Although I live in California, I don’t share the New Age belief that there are no coincidences. I think many things occur by chance. And that makes me all the more delighted that my novel,
The Tin Horse
, is being published this week, the same week in which the Torah portion includes the Song of the Sea.
Song of the Sea is the exultant outpouring by Moses and the Israelites after they’ve crossed the Sea of Reeds and escaped Pharaoh’s army. Poetry versus the prose of most of Torah, it dances down the page, three- and four-word phrases creating a choppy surface like ocean waves. It’s even chanted to a special tune, a sweet melody used for no other text.
What most fascinates me isn’t the song itself, though, but another song, a mere scrap of which appears in the Torah. Following the 18-verse song of Moses, Miriam picks up her timbrel, leads the women in dance, and sings her own song. But all of this happens in just two verses, and can that really be the whole story?
I’m not the only one who’s wondered. Theologian Dr. Judith Plaskow wrote in
Standing Again at Sinai
, “The dance at the Sea links Miriam with a foundational event of Israelite history, but she appears in the narrative with no introduction and no account of her rise to religious leadership. This surprising silence suggests that there were other Miriam traditions that were excluded from the Torah.”
Plaskow’s book—and her insistence on finding a place for women as “shapers of the holy”—helped me reconnect to Judaism after a long absence. So did composers Debbie Friedman z”l and Cantor Linda Hirschhorn with their stirring versions of Miriam’s song; and so do contemporary midrash writers who pick up on whispers of the divine feminine in Torah and imagine our foremothers’ voices.

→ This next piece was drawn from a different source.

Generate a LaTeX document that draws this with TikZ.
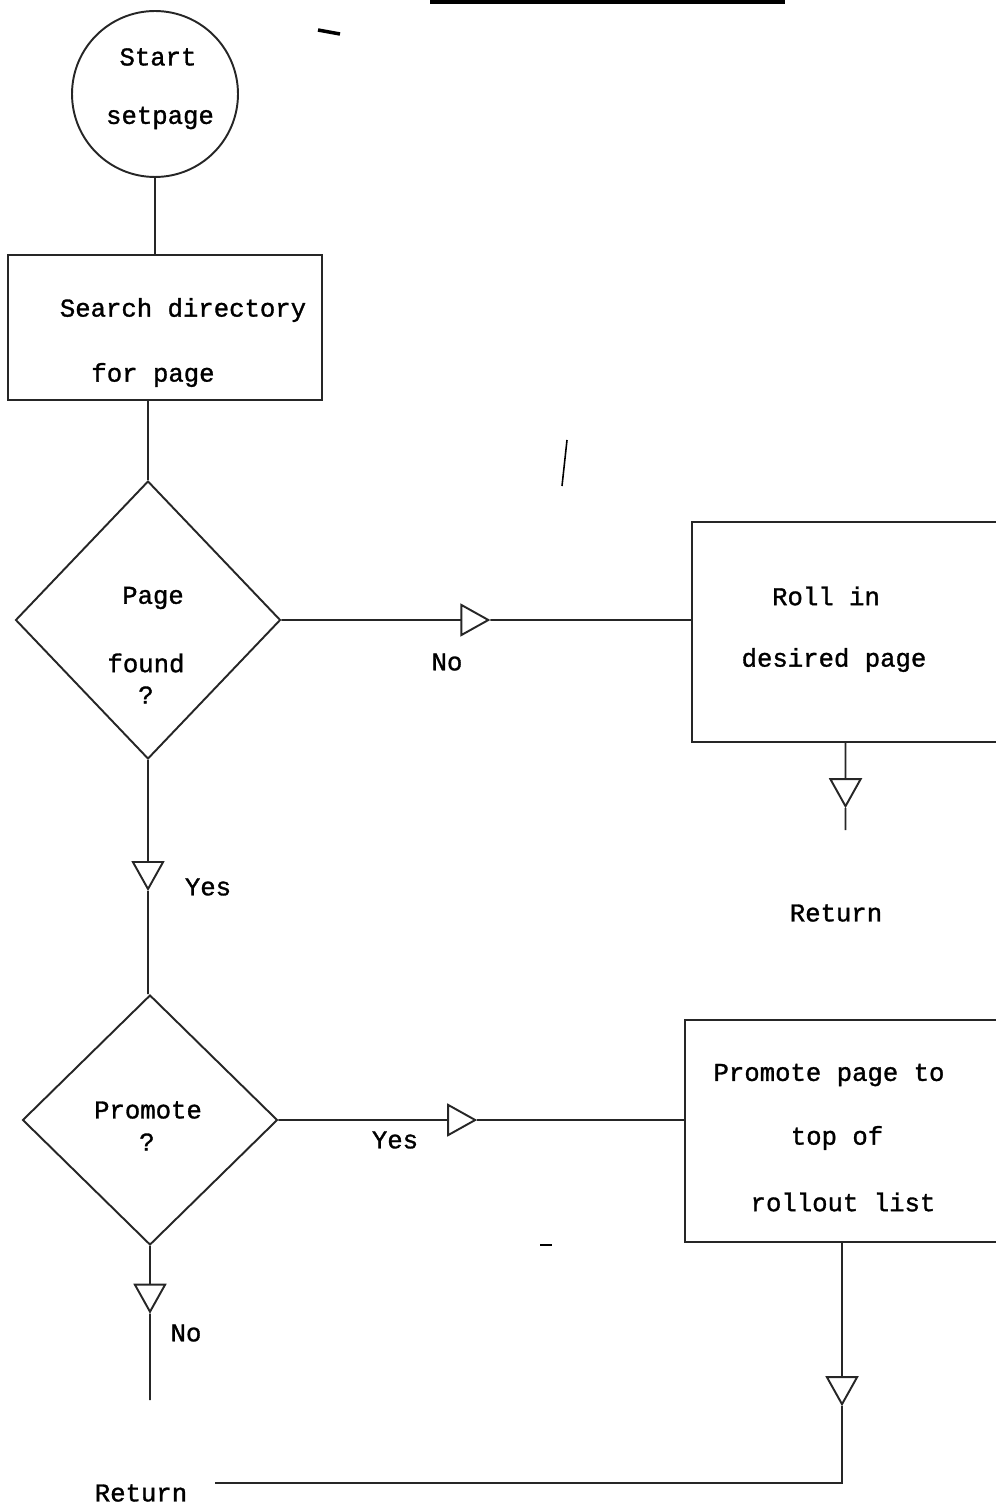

Though the inspiration for my novel wasn’t sacred text, I too wanted to give voice to a woman standing in the shadows of another story: Raymond Chandler’s noir classic
The Big Sleep
. In one scene, the detective, Philip Marlowe questions a woman working in a bookstore. From the beginning, when we see the woman reading a law book (in a novel published in 1939), she’s intriguing; she continues to intrigue as she matches wits with Marlowe. The woman, who’s unnamed, is described as having the face of “an intelligent Jewess.” That term—and her being pegged as Jewish on sight—conveyed such a profound sense of otherness and suggested to me that, despite this moment when their paths crossed, the woman lived in a very different Los Angeles than Marlowe’s mean streets. I wanted to discover her Los Angeles. I wanted to hear her song.